● **Aim**
Check each line for the string "this" and give only the count of lines that have it.

□ □ □ □ □ □ □

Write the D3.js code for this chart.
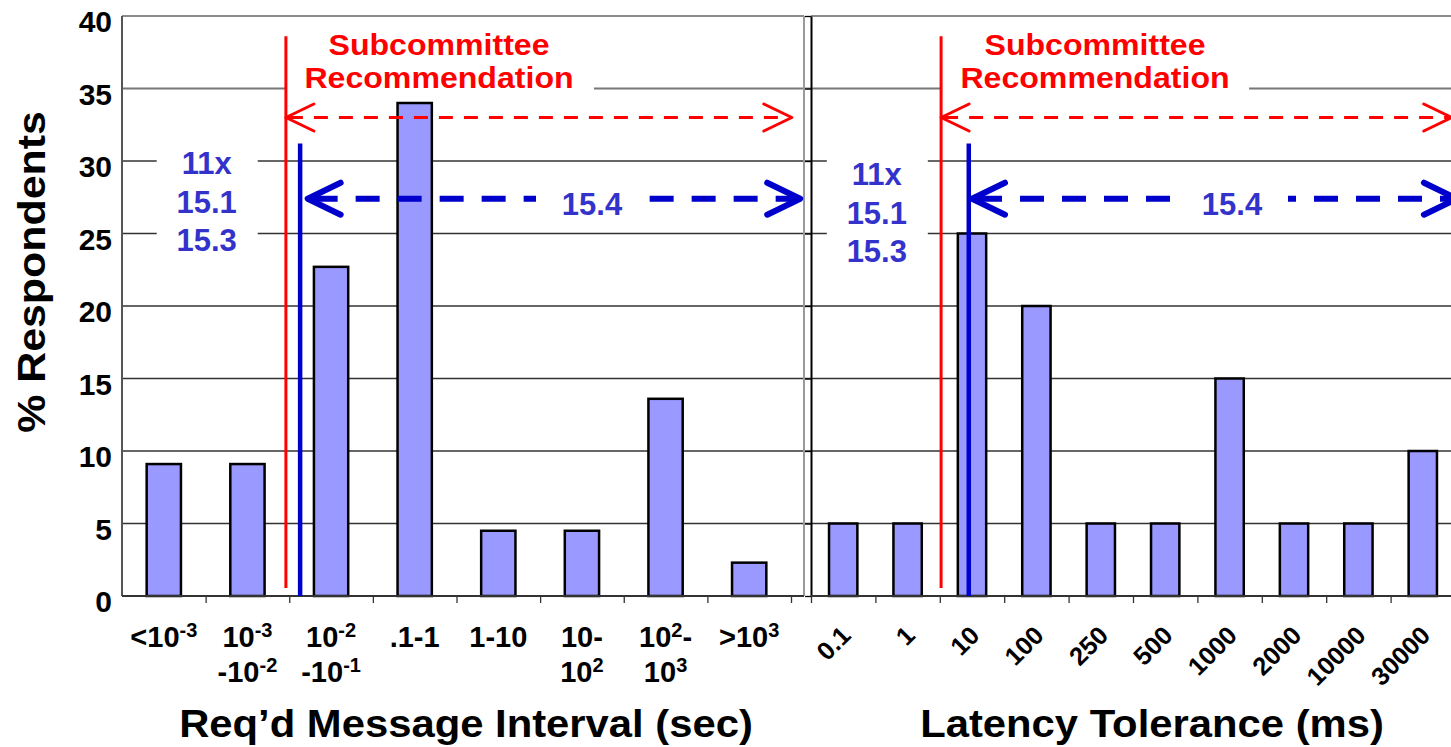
<!DOCTYPE html>
<html>
<head>
<meta charset="utf-8">
<script src="https://cdn.jsdelivr.net/npm/d3@7"></script>
<style>
  body { margin: 0; background: #fff; }
  text { font-family: "Liberation Sans", Arial, sans-serif; font-weight: bold; }
</style>
</head>
<body>
<script>
const W = 1451, H = 747;

// data (left: 44 respondents, right: 20)
const intervalCats = ["<10^{-3}", "10^{-3}|-10^{-2}", "10^{-2}|-10^{-1}", ".1-1", "1-10", "10-|10^{2}", "10^{2}-|10^{3}", ">10^{3}"];
const intervalVals = [9.1, 9.1, 22.7, 34.0, 4.5, 4.5, 13.6, 2.3];
const latencyCats = ["0.1", "1", "10", "100", "250", "500", "1000", "2000", "10000", "30000"];
const latencyVals = [5, 5, 25, 20, 5, 5, 15, 5, 5, 10];
const yTicks = [0, 5, 10, 15, 20, 25, 30, 35, 40];

const recText = ["Subcommittee", "Recommendation"];
const versionText = ["11x", "15.1", "15.3"];
const rangeText = "15.4";

const svg = d3.select("body").append("svg")
    .attr("width", W)
    .attr("height", H)
    .style("background", "#fff");

const y = d3.scaleLinear().domain([0, 40]).range([596, 16]);

// layout of the two panels (category-unit positions for the markers)
const panels = [
  { cats: intervalCats, vals: intervalVals, x0: 122, x1: 791, edge: 804, pad: 0.59,
    title: "Req\u2019d Message Interval (sec)", titleX: 466, rotated: false,
    rec: 1.96, fit: 2.13, recEnd: 8.01, fitStart: 2.22, fitEnd: 8.11,
    verX: 206.7, verY: 174, recX: 439, rangeX: 592 },
  { cats: latencyCats, vals: latencyVals, x0: 811, x1: 1455, edge: W, pad: 0.56,
    title: "Latency Tolerance (ms)", titleX: 1152, rotated: true,
    rec: 2.02, fit: 2.45, recEnd: 9.95, fitStart: 2.5, fitEnd: 10.03,
    verX: 876.8, verY: 185, recX: 1095, rangeX: 1232 }
];

// gridlines run across both panels
svg.append("g").selectAll("line")
  .data(yTicks.filter(d => d > 0 && d < 40))
  .join("line")
    .attr("x1", 122).attr("x2", W)
    .attr("y1", d => y(d)).attr("y2", d => y(d))
    .attr("stroke", d => d === 35 ? "#777" : "#333")
    .attr("stroke-width", d => d === 35 ? 2 : 1.3);

function arrow(g, xa, xb, yv, color, w, dash, hl, hh) {
  g.append("line")
    .attr("x1", xa + w).attr("x2", xb - w)
    .attr("y1", yv).attr("y2", yv)
    .attr("stroke", color).attr("stroke-width", w)
    .attr("stroke-dasharray", dash);
  const head = d3.line();
  g.append("path")
    .attr("d", head([[xa + hl, yv - hh], [xa, yv], [xa + hl, yv + hh]]))
    .attr("fill", "none").attr("stroke", color).attr("stroke-width", w)
    .attr("stroke-linecap", "round").attr("stroke-linejoin", "round");
  g.append("path")
    .attr("d", head([[xb - hl, yv - hh], [xb, yv], [xb - hl, yv + hh]]))
    .attr("fill", "none").attr("stroke", color).attr("stroke-width", w)
    .attr("stroke-linecap", "round").attr("stroke-linejoin", "round");
}

function richLine(t, str) {
  let shift = 0;
  str.split(/\^\{([^}]*)\}/).forEach((p, i) => {
    if (!p) return;
    const sup = i % 2 === 1;
    const target = sup ? -10 : 0;
    t.append("tspan")
      .attr("dy", target - shift)
      .attr("font-size", sup ? 20 : 29)
      .text(p);
    shift = target;
  });
}

panels.forEach((p, k) => {
  const n = p.cats.length;
  const g = svg.append("g");
  const xb = d3.scaleBand().domain(p.cats).range([p.x0, p.x1])
      .paddingInner(p.pad).paddingOuter(p.pad / 2);
  const xi = d3.scaleLinear().domain([0, n]).range([p.x0, p.x1]);

  // white boxes behind the annotation texts
  g.append("rect")
    .attr("x", xi(p.rec) + 1).attr("y", 26)
    .attr("width", 307).attr("height", 70)
    .attr("fill", "#fff");
  g.append("rect")
    .attr("x", p.verX - 50).attr("y", 146)
    .attr("width", 101).attr("height", 116)
    .attr("fill", "#fff");

  // frame
  g.append("line")
    .attr("x1", p.x0).attr("x2", p.edge).attr("y1", y(40)).attr("y2", y(40))
    .attr("stroke", "#8c8c8c").attr("stroke-width", 2);
  if (k === 0) {
    g.append("line")
      .attr("x1", p.edge).attr("x2", p.edge).attr("y1", y(40)).attr("y2", y(0))
      .attr("stroke", "#9a9a9a").attr("stroke-width", 2);
    g.append("line")
      .attr("x1", p.x0).attr("x2", p.x0).attr("y1", y(40)).attr("y2", y(0))
      .attr("stroke", "#555").attr("stroke-width", 2);
    const ya = g.append("g")
      .attr("transform", `translate(${p.x0},0)`)
      .call(d3.axisLeft(y).tickValues(yTicks).tickSize(0).tickPadding(10));
    ya.select(".domain").remove();
    ya.selectAll("text")
      .attr("dy", "0.52em")
      .style("font-size", "30px")
      .attr("fill", "#000");
  } else {
    const ya = g.append("g")
      .attr("transform", `translate(${p.x0},0)`)
      .call(d3.axisLeft(y).tickValues(yTicks).tickSize(6).tickSizeOuter(0).tickFormat(""));
    ya.select(".domain").attr("stroke", "#000").attr("stroke-width", 2);
    ya.selectAll(".tick line").attr("stroke", "#000").attr("stroke-width", 1.3);
  }

  // bars
  g.append("g").selectAll("rect")
    .data(p.vals)
    .join("rect")
      .attr("x", (d, i) => xb(p.cats[i]))
      .attr("y", d => y(d))
      .attr("width", xb.bandwidth())
      .attr("height", d => y(0) - y(d))
      .attr("fill", "#9999ff")
      .attr("stroke", "#000")
      .attr("stroke-width", 2.5);

  // x axis
  g.append("line")
    .attr("x1", p.x0).attr("x2", p.edge).attr("y1", y(0)).attr("y2", y(0))
    .attr("stroke", "#333").attr("stroke-width", 2);
  const xa = g.append("g")
    .attr("transform", `translate(0,${y(0)})`)
    .call(d3.axisBottom(xi).tickValues(d3.range(k === 0 ? 1 : 0, n + 1))
      .tickSize(7).tickSizeOuter(0).tickFormat(""));
  xa.select(".domain").remove();
  xa.selectAll(".tick line").attr("stroke", "#333").attr("stroke-width", 1.3);

  // category labels
  if (!p.rotated) {
    p.cats.forEach((c, i) => {
      c.split("|").forEach((line, j) => {
        const t = g.append("text")
          .attr("x", xi(i + 0.5))
          .attr("y", 646.5 + j * 35)
          .attr("text-anchor", "middle")
          .attr("font-size", 29);
        richLine(t, line);
      });
    });
  } else {
    g.append("g").selectAll("text")
      .data(p.cats)
      .join("text")
        .attr("transform", (d, i) => `translate(${xi(i + 0.5) + 9},637) rotate(-45)`)
        .attr("text-anchor", "end")
        .attr("font-size", 25.5)
        .text(d => d);
  }

  // axis title
  g.append("text")
    .attr("transform", `translate(${p.titleX},737) scale(1.1,1)`)
    .attr("text-anchor", "middle")
    .attr("font-size", 38)
    .text(p.title);

  // recommendation marker (red) and release marker (blue)
  g.append("line")
    .attr("x1", xi(p.rec)).attr("x2", xi(p.rec))
    .attr("y1", y(38.6)).attr("y2", y(0.55))
    .attr("stroke", "#ff0000").attr("stroke-width", 3);
  g.append("line")
    .attr("x1", xi(p.fit)).attr("x2", xi(p.fit))
    .attr("y1", y(31.2)).attr("y2", y(0))
    .attr("stroke", "#0000cc").attr("stroke-width", 4.5);

  arrow(g, xi(p.rec), xi(p.recEnd), y(33), "#ff0000", 3, "14 11", 28, 13.5);
  arrow(g, xi(p.fitStart), xi(p.fitEnd), y(27.4), "#0000cc", 6, "24 18", 33, 16);

  g.append("rect")
    .attr("x", p.rangeX - 56).attr("y", 185)
    .attr("width", 112).attr("height", 30)
    .attr("fill", "#fff");
  g.append("text")
    .attr("x", p.rangeX).attr("y", 215)
    .attr("text-anchor", "middle")
    .attr("font-size", 31)
    .attr("fill", "#3333cc")
    .text(rangeText);

  recText.forEach((s, j) => {
    g.append("text")
      .attr("transform", `translate(${p.recX},${54.5 + j * 33.5}) scale(1.07,1)`)
      .attr("text-anchor", "middle")
      .attr("font-size", 30)
      .attr("fill", "#ff0000")
      .text(s);
  });

  versionText.forEach((s, j) => {
    g.append("text")
      .attr("x", p.verX).attr("y", p.verY + j * 38.5)
      .attr("text-anchor", "middle")
      .attr("font-size", 31)
      .attr("fill", "#3333cc")
      .text(s);
  });
});

// y title
svg.append("text")
  .attr("transform", "translate(45,272) rotate(-90) scale(1.1,1)")
  .attr("text-anchor", "middle")
  .attr("font-size", 39)
  .text("% Respondents");
</script>
</body>
</html>
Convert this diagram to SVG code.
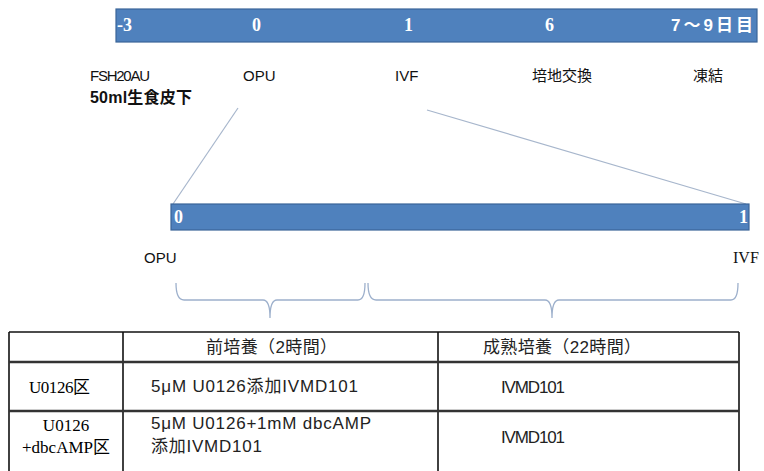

□ □ □ □ □ □ □

● **Exercise response**
2